PROMPT> Extract the lines of the material below, beginning with the first and ending with the line that holds "const eeValues = [75, 25];". Skip every picture.

DATA SEGMENT>
>>>

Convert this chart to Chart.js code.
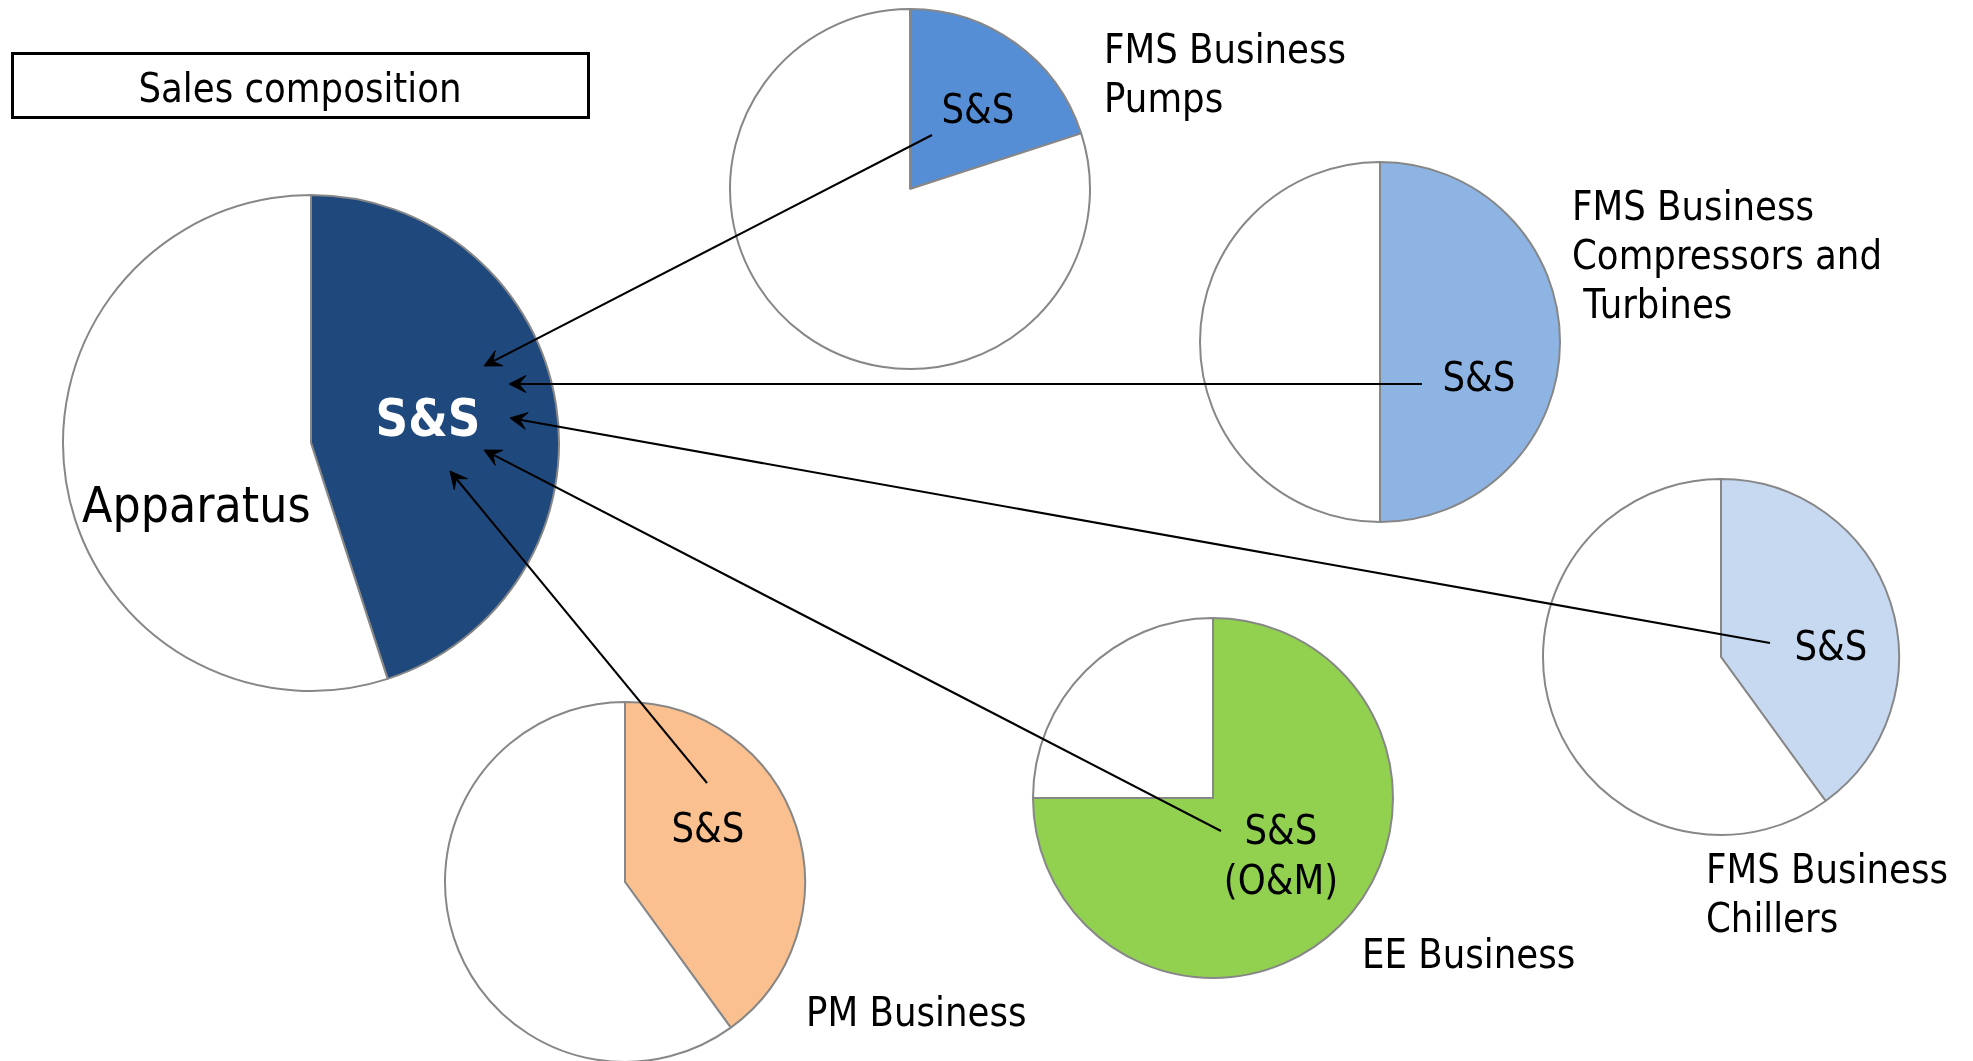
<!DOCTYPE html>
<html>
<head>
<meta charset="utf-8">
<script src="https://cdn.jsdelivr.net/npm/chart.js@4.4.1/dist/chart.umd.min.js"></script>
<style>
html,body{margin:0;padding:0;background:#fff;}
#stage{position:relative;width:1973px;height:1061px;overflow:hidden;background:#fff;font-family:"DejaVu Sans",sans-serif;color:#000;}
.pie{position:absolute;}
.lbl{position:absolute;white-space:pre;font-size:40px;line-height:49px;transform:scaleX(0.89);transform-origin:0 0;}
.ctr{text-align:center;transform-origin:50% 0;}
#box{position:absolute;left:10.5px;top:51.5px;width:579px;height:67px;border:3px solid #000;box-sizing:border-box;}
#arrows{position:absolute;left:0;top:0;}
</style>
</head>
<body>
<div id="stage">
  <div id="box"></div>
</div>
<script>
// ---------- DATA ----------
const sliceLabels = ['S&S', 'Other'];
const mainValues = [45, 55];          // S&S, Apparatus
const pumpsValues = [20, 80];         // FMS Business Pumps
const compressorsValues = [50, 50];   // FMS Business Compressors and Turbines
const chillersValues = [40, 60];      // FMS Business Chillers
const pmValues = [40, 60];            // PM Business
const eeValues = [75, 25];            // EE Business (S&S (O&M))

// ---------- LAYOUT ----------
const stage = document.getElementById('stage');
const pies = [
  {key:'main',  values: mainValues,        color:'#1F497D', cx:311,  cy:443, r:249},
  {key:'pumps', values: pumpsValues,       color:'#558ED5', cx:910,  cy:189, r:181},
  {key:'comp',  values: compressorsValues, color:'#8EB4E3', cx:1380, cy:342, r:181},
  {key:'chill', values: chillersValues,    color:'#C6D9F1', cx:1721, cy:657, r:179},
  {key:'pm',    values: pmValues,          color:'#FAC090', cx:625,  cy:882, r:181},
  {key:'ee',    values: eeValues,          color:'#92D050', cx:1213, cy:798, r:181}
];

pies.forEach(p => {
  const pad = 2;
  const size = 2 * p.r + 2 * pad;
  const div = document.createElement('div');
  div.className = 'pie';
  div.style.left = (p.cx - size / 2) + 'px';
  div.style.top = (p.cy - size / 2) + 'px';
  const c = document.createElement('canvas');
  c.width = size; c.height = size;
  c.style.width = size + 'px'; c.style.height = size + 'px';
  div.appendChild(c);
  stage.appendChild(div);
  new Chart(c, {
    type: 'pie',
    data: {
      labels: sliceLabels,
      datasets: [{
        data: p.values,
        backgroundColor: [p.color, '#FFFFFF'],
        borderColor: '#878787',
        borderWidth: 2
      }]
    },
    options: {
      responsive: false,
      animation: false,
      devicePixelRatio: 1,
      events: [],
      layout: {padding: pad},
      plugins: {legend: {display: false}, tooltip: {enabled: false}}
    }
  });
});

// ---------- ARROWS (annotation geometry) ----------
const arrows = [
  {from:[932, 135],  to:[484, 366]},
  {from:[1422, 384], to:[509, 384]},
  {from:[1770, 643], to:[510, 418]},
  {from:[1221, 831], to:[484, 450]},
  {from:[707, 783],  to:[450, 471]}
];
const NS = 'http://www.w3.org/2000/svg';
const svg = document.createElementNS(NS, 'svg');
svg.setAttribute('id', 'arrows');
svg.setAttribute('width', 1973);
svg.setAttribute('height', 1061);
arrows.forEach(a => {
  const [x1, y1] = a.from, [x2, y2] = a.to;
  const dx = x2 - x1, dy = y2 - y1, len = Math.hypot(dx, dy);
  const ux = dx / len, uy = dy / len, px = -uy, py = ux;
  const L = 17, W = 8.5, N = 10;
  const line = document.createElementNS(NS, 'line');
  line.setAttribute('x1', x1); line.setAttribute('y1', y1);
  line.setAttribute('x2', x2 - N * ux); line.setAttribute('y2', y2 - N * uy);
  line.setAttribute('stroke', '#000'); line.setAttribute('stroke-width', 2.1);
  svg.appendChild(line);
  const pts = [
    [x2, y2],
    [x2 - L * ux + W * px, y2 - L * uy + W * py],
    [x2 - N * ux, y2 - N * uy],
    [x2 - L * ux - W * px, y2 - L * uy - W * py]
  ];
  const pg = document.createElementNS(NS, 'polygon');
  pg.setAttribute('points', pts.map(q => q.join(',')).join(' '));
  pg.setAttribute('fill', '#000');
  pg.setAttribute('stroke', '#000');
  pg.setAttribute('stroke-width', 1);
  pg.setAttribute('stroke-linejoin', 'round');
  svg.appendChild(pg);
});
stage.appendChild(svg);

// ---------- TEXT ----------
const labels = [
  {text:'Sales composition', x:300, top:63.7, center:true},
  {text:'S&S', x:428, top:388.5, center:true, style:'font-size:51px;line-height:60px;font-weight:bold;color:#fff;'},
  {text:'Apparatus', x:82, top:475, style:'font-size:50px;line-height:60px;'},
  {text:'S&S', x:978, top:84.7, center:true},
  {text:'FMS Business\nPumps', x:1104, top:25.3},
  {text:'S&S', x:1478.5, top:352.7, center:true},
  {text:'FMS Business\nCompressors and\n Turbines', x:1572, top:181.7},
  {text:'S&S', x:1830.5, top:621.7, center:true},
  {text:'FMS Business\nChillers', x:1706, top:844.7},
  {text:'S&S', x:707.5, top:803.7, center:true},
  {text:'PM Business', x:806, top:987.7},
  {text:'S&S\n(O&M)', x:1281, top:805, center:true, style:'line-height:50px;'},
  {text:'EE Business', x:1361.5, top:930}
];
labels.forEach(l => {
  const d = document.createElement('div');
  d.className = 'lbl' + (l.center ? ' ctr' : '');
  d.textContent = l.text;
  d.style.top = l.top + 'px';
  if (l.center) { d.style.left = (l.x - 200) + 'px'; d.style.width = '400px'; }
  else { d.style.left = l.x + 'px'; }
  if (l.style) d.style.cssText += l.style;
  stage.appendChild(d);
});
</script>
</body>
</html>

<<<

SOLUTION TO THIS TASK>
Convert this chart to Chart.js code.
<!DOCTYPE html>
<html>
<head>
<meta charset="utf-8">
<script src="https://cdn.jsdelivr.net/npm/chart.js@4.4.1/dist/chart.umd.min.js"></script>
<style>
html,body{margin:0;padding:0;background:#fff;}
#stage{position:relative;width:1973px;height:1061px;overflow:hidden;background:#fff;font-family:"DejaVu Sans",sans-serif;color:#000;}
.pie{position:absolute;}
.lbl{position:absolute;white-space:pre;font-size:40px;line-height:49px;transform:scaleX(0.89);transform-origin:0 0;}
.ctr{text-align:center;transform-origin:50% 0;}
#box{position:absolute;left:10.5px;top:51.5px;width:579px;height:67px;border:3px solid #000;box-sizing:border-box;}
#arrows{position:absolute;left:0;top:0;}
</style>
</head>
<body>
<div id="stage">
  <div id="box"></div>
</div>
<script>
// ---------- DATA ----------
const sliceLabels = ['S&S', 'Other'];
const mainValues = [45, 55];          // S&S, Apparatus
const pumpsValues = [20, 80];         // FMS Business Pumps
const compressorsValues = [50, 50];   // FMS Business Compressors and Turbines
const chillersValues = [40, 60];      // FMS Business Chillers
const pmValues = [40, 60];            // PM Business
const eeValues = [75, 25];            // EE Business (S&S (O&M))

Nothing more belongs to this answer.